Of course the division isn't cut and dry. The serious episodes feature plenty of the romantic complications and incidental nudity that wax supreme in the jiggle episodes and the jiggle episodes contain germs of substance that often become foundations for the (more) serious episodes. But as a rule of thumb it works, and its effect is undeniable: the show is absolutely infuriating. Just when you're ready to be seduced by its premise, reveling in the dark humor and inherent power of its tale of a man fighting a fate that is neither as evil nor as ill-suited to his personality as he thinks, the series will drown itself in boob-peddling nonsense. One minute it's forcing Akuto to decide between saving a friend and denying his burgeoning Demon-Lord-hood, the next it's locking him in a cell with a horny android and a naked girl. Discussions of discrimination via precognition alternate with gags about penis size, and gooey puppy-love vies for screen time with frightening shifts in Akuto's personality. The urge to throw crap at your screen, in other words, is acute.

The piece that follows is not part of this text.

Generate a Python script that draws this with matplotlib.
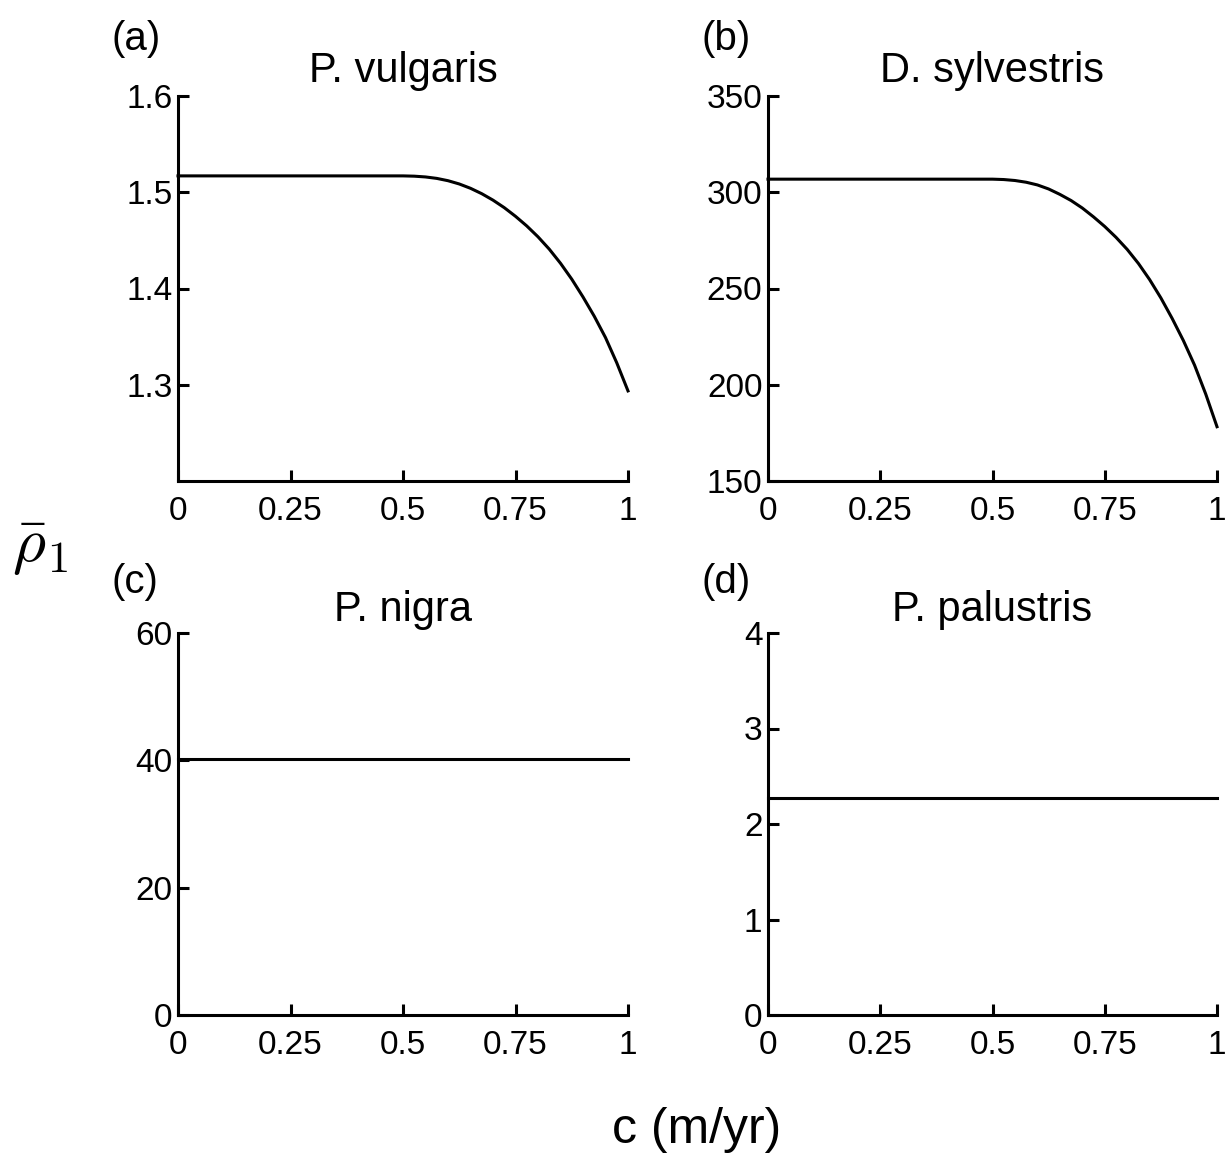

And yet, somehow it keeps you watching. Part of that is because the naughty gags and romantic misunderstandings, for all their irritating dilutionary properties, are reasonably amusing. Part of it is because the series never takes itself too seriously, making it fun to watch even when it's dumb or vulgar (director Takashi Watanabe was the guy behind The Slayers after all). And partly—let's be honest now—it's because the fan-service is really, really good. The girls are cute, voluptuous, and of course frequently naked—a combination not to be underestimated, particularly when it's so darned good-natured. And bouncily well-animated. It takes an underappreciated level of skill to master the confluence of character design and animation that makes fan-service work. Give Ichiban Ushiro its due; it has that confluence down pat—even with its pervasive "paste a face over it" censorship.
But the real reason Ichiban Ushiro holds together, and onto us, is its cast of characters. Neither the harem complications, nor the naughty humor, nor the fan-service would work nearly so well (if at all) were it not for the strong, distinctive (if simple) personalities of its female cast. Akuto's robot minder Korone in particular is a fount of amusement; a cute, dead-pan delivery device for some seriously horrendous vulgarities. And the remainder of Akuto's harem, right down to the initially irritating black-magic schemer, is interesting—and possessed of their own oft-selfish reasons for taking up residence in his bordello.
And then there's Akuto. The rare male lead capable of out-competing his female compatriots, he wants desperately to be a spineless do-gooder, but just can't seem to swing it. For one, his ironclad sense of justice consistently puts him in conflict with the powers-that-be, and for another, somewhere beneath all that enforced goody-two-shoes behavior and denial is a genuine, ice-cold Demon Lord. The scene in which Akuto, ambushed by a variety of thugs, retaliates by breaking their legs and forcing them to watch as he tortures their leader is a real eye-opener to say the least.
It's also a reminder that behind the wheel of this colorful little comedy/magical action/romance vehicle sits the guy who gave us Ikki Tousen. That is, if the exploding blouses weren't enough to tip you off. Watanabe isn't versed only in reflexive joke-making a la Slayers; he and his Artland collaborators also pull off some pretty solid action set-pieces, sprucing up fist- and sword-fights with CG magic, cogent choreography, and little jolts of incongruous brutality. They're energetic and exciting enough that their occasional budget-friendly shortcut isn't that noticeable, and they have an eye for cool that many another action series could benefit from. The show overall is bright, energetic, and better animated than the norm, and the fan-service may hog more of the animators' time and effort, but the action—a mano-a-mano rumble with a dragon, that thug-ambush—linger longer in the mind's eye.
Tastuya Katou's score is at its best when serving up rousing fantasy pastiches and at its worst when filling ears with dippy comedy compositions. It's the kind of work that does its job—some pulsing action support here, a snippet of downbeat introspection there—without lingering unduly in your memory.
There is a lot to like about Ichiban Ushiro no Daimaou. It has a clean, pleasant look, an excellent premise and a strong male lead. Fans of fan service will be in jiggle heaven, and its flashes of intelligence (the position of Demon Lord sounds suspiciously like that of a demonized revolutionary, a perfect fit for the unsuspecting Akuto) can catch even jaded anime junkies off guard. Even with its lapses into idiocy (the black-magic schemer's schemes) and habit of skirting substance in favor of harem silliness it stands as a lively, diverting slice of ecchi entertainment. It's just a shame that it doesn't try to be more.
Overall (sub) : B-
Story : C+
Animation : B
Art : B
Music : B-
+ The rare harem comedy with a superior premise and strong male lead; solid secondary cast; excellent fan-service.